* Dataset excerpt *
▽
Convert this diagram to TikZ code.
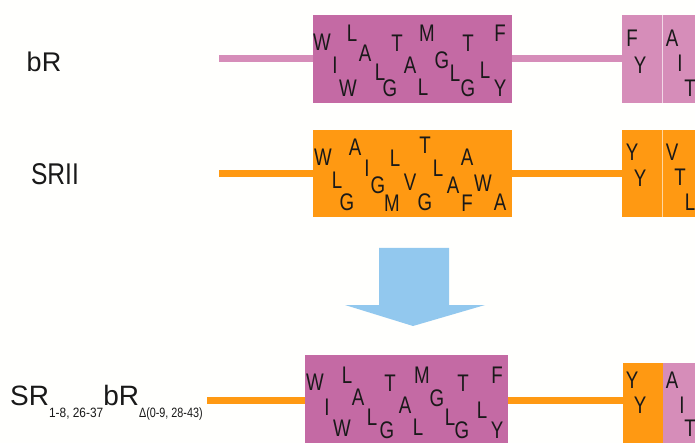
\documentclass[tikz,border=0pt]{standalone}
\usepackage{fontspec}
\setmainfont{Liberation Sans}
\usepackage{graphicx}
\definecolor{bgc}{HTML}{FFFFFD}
\definecolor{mag}{RGB}{196,106,164}
\definecolor{pinkl}{RGB}{214,141,185}
\definecolor{org}{RGB}{255,153,18}
\definecolor{arrb}{RGB}{146,200,238}
\definecolor{ink}{RGB}{25,25,25}
\newcommand\sqz[1]{\scalebox{0.78}[1]{#1}}
\tikzset{
  res/.style={inner sep=0pt, text=ink, font=\fontsize{24}{24}\selectfont},
  seg/.style={inner sep=0pt, draw=none, anchor=north west},
  divline/.style={draw=white!65!pinkl, line width=0.6pt},
  pinkbar/.style={draw=pinkl, line width=7pt},
  orgbar/.style={draw=org, line width=7pt},
  lbl/.style={inner sep=0pt, text=ink}
}
\begin{document}
\begin{tikzpicture}[x=1pt,y=-1pt]
\fill[bgc] (0,0) rectangle (695,443);
\path[use as bounding box] (0,0) rectangle (695,443);
\clip (0,0) rectangle (695,443);

% ---------- row 1: bR ----------
\node[seg, fill=mag, minimum width=199pt, minimum height=88pt] (b1) at (313,15) {};
\node[seg, fill=pinkl, minimum width=40pt, minimum height=88pt] (b1r) at (622,15) {};
\node[seg, fill=pinkl, minimum width=60pt, minimum height=88pt] (b1s) at (662,15) {};
\draw[divline] (b1s.north west) -- (b1s.south west);
\coordinate (s1) at (219,59);
\draw[pinkbar] (s1) -- (s1 -| b1.west);
\draw[pinkbar] (s1 -| b1.east) -- (s1 -| b1r.west);
\node[lbl, font=\fontsize{27}{27}\selectfont] (lb1) at (44,62) {bR};

\foreach \c/\x/\y [count=\i] in {W/322/42, L/352/33, I/335/65, A/365/53, T/397/43, M/427/33, L/380/72, W/348/88, G/390/88, A/410/65, L/423/87, G/442/60, T/468/43, F/500/33, L/455/73, L/485/70, G/468/88, Y/500/88, F/632/38, Y/640/65, A/672/38, I/680/63, T/690/88}
  \node[res] (ra\i) at (\x,\y) {\sqz{\c}};

% ---------- row 2: SRII ----------
\node[seg, fill=org, minimum width=199pt, minimum height=87pt] (b2) at (313,130) {};
\node[seg, fill=org, minimum width=40pt, minimum height=87pt] (b2r) at (622,130) {};
\node[seg, fill=org, minimum width=60pt, minimum height=87pt] (b2s) at (662,130) {};
\draw[draw=white!60!org, line width=0.6pt] (b2s.north west) -- (b2s.south west);
\coordinate (s2) at (219,174);
\draw[orgbar] (s2) -- (s2 -| b2.west);
\draw[orgbar] (s2 -| b2.east) -- (s2 -| b2r.west);
\node[lbl, font=\fontsize{30}{30}\selectfont] (lb2) at (55,174) {\scalebox{0.82}[1]{SRII}};

\foreach \c/\x/\y [count=\i] in {W/323/157, A/355/147, L/337/180, I/367/168, G/347/202, L/395/158, G/378/185, M/392/203, V/410/182, T/425/145, L/438/168, G/425/202, A/467/157, A/453/185, W/483/183, F/467/203, A/500/202, Y/632/152, Y/640/178, V/672/152, T/680/177, L/690/202}
  \node[res] (rb\i) at (\x,\y) {\sqz{\c}};

% ---------- arrow ----------
\fill[arrb] (379,248) -- (449,248) -- (449,305) -- (485,305) -- (413,326) -- (345,305) -- (379,305) -- cycle;

% ---------- row 3: chimera ----------
\node[seg, fill=mag, minimum width=203pt, minimum height=100pt] (b3) at (305,355) {};
\node[seg, fill=org, minimum width=40pt, minimum height=90pt] (b3r) at (623,363) {};
\node[seg, fill=pinkl, minimum width=60pt, minimum height=90pt] (b3s) at (663,363) {};
\coordinate (s3) at (207,400);
\draw[orgbar] (s3) -- (s3 -| b3.west);
\draw[orgbar] (s3 -| b3.east) -- (s3 -| b3r.west);
\node[lbl, anchor=base west] (lb3) at (10,405) {\fontsize{28}{28}\selectfont SR\raisebox{-12pt}{\fontsize{13.5}{13.5}\selectfont\scalebox{0.88}[1]{1-8, 26-37}}bR\raisebox{-12pt}{\fontsize{13.5}{13.5}\selectfont\scalebox{0.8}[1]{Δ(0-9, 28-43)}}};

\foreach \c/\x/\y [count=\i] in {W/315/382, L/347/375, I/327/407, A/358/397, T/390/383, M/422/375, L/372/417, W/342/428, G/387/430, A/405/405, L/418/427, G/437/398, T/463/383, F/497/375, L/450/417, L/482/410, G/462/430, Y/497/430, Y/632/380, Y/640/405, A/672/380, I/682/405, T/690/428}
  \node[res] (rc\i) at (\x,\y) {\sqz{\c}};
\end{tikzpicture}
\end{document}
△
* Task to carry out *
Reproduce each line exactly as it appears, omitting the pictures.

* Output of the task *
Convert this diagram to TikZ code.
\documentclass[tikz,border=0pt]{standalone}
\usepackage{fontspec}
\setmainfont{Liberation Sans}
\usepackage{graphicx}
\definecolor{bgc}{HTML}{FFFFFD}
\definecolor{mag}{RGB}{196,106,164}
\definecolor{pinkl}{RGB}{214,141,185}
\definecolor{org}{RGB}{255,153,18}
\definecolor{arrb}{RGB}{146,200,238}
\definecolor{ink}{RGB}{25,25,25}
\newcommand\sqz[1]{\scalebox{0.78}[1]{#1}}
\tikzset{
  res/.style={inner sep=0pt, text=ink, font=\fontsize{24}{24}\selectfont},
  seg/.style={inner sep=0pt, draw=none, anchor=north west},
  divline/.style={draw=white!65!pinkl, line width=0.6pt},
  pinkbar/.style={draw=pinkl, line width=7pt},
  orgbar/.style={draw=org, line width=7pt},
  lbl/.style={inner sep=0pt, text=ink}
}
\begin{document}
\begin{tikzpicture}[x=1pt,y=-1pt]
\fill[bgc] (0,0) rectangle (695,443);
\path[use as bounding box] (0,0) rectangle (695,443);
\clip (0,0) rectangle (695,443);

% ---------- row 1: bR ----------
\node[seg, fill=mag, minimum width=199pt, minimum height=88pt] (b1) at (313,15) {};
\node[seg, fill=pinkl, minimum width=40pt, minimum height=88pt] (b1r) at (622,15) {};
\node[seg, fill=pinkl, minimum width=60pt, minimum height=88pt] (b1s) at (662,15) {};
\draw[divline] (b1s.north west) -- (b1s.south west);
\coordinate (s1) at (219,59);
\draw[pinkbar] (s1) -- (s1 -| b1.west);
\draw[pinkbar] (s1 -| b1.east) -- (s1 -| b1r.west);
\node[lbl, font=\fontsize{27}{27}\selectfont] (lb1) at (44,62) {bR};

\foreach \c/\x/\y [count=\i] in {W/322/42, L/352/33, I/335/65, A/365/53, T/397/43, M/427/33, L/380/72, W/348/88, G/390/88, A/410/65, L/423/87, G/442/60, T/468/43, F/500/33, L/455/73, L/485/70, G/468/88, Y/500/88, F/632/38, Y/640/65, A/672/38, I/680/63, T/690/88}
  \node[res] (ra\i) at (\x,\y) {\sqz{\c}};

% ---------- row 2: SRII ----------
\node[seg, fill=org, minimum width=199pt, minimum height=87pt] (b2) at (313,130) {};
\node[seg, fill=org, minimum width=40pt, minimum height=87pt] (b2r) at (622,130) {};
\node[seg, fill=org, minimum width=60pt, minimum height=87pt] (b2s) at (662,130) {};
\draw[draw=white!60!org, line width=0.6pt] (b2s.north west) -- (b2s.south west);
\coordinate (s2) at (219,174);
\draw[orgbar] (s2) -- (s2 -| b2.west);
\draw[orgbar] (s2 -| b2.east) -- (s2 -| b2r.west);
\node[lbl, font=\fontsize{30}{30}\selectfont] (lb2) at (55,174) {\scalebox{0.82}[1]{SRII}};

\foreach \c/\x/\y [count=\i] in {W/323/157, A/355/147, L/337/180, I/367/168, G/347/202, L/395/158, G/378/185, M/392/203, V/410/182, T/425/145, L/438/168, G/425/202, A/467/157, A/453/185, W/483/183, F/467/203, A/500/202, Y/632/152, Y/640/178, V/672/152, T/680/177, L/690/202}
  \node[res] (rb\i) at (\x,\y) {\sqz{\c}};

% ---------- arrow ----------
\fill[arrb] (379,248) -- (449,248) -- (449,305) -- (485,305) -- (413,326) -- (345,305) -- (379,305) -- cycle;

% ---------- row 3: chimera ----------
\node[seg, fill=mag, minimum width=203pt, minimum height=100pt] (b3) at (305,355) {};
\node[seg, fill=org, minimum width=40pt, minimum height=90pt] (b3r) at (623,363) {};
\node[seg, fill=pinkl, minimum width=60pt, minimum height=90pt] (b3s) at (663,363) {};
\coordinate (s3) at (207,400);
\draw[orgbar] (s3) -- (s3 -| b3.west);
\draw[orgbar] (s3 -| b3.east) -- (s3 -| b3r.west);
\node[lbl, anchor=base west] (lb3) at (10,405) {\fontsize{28}{28}\selectfont SR\raisebox{-12pt}{\fontsize{13.5}{13.5}\selectfont\scalebox{0.88}[1]{1-8, 26-37}}bR\raisebox{-12pt}{\fontsize{13.5}{13.5}\selectfont\scalebox{0.8}[1]{Δ(0-9, 28-43)}}};

\foreach \c/\x/\y [count=\i] in {W/315/382, L/347/375, I/327/407, A/358/397, T/390/383, M/422/375, L/372/417, W/342/428, G/387/430, A/405/405, L/418/427, G/437/398, T/463/383, F/497/375, L/450/417, L/482/410, G/462/430, Y/497/430, Y/632/380, Y/640/405, A/672/380, I/682/405, T/690/428}
  \node[res] (rc\i) at (\x,\y) {\sqz{\c}};
\end{tikzpicture}
\end{document}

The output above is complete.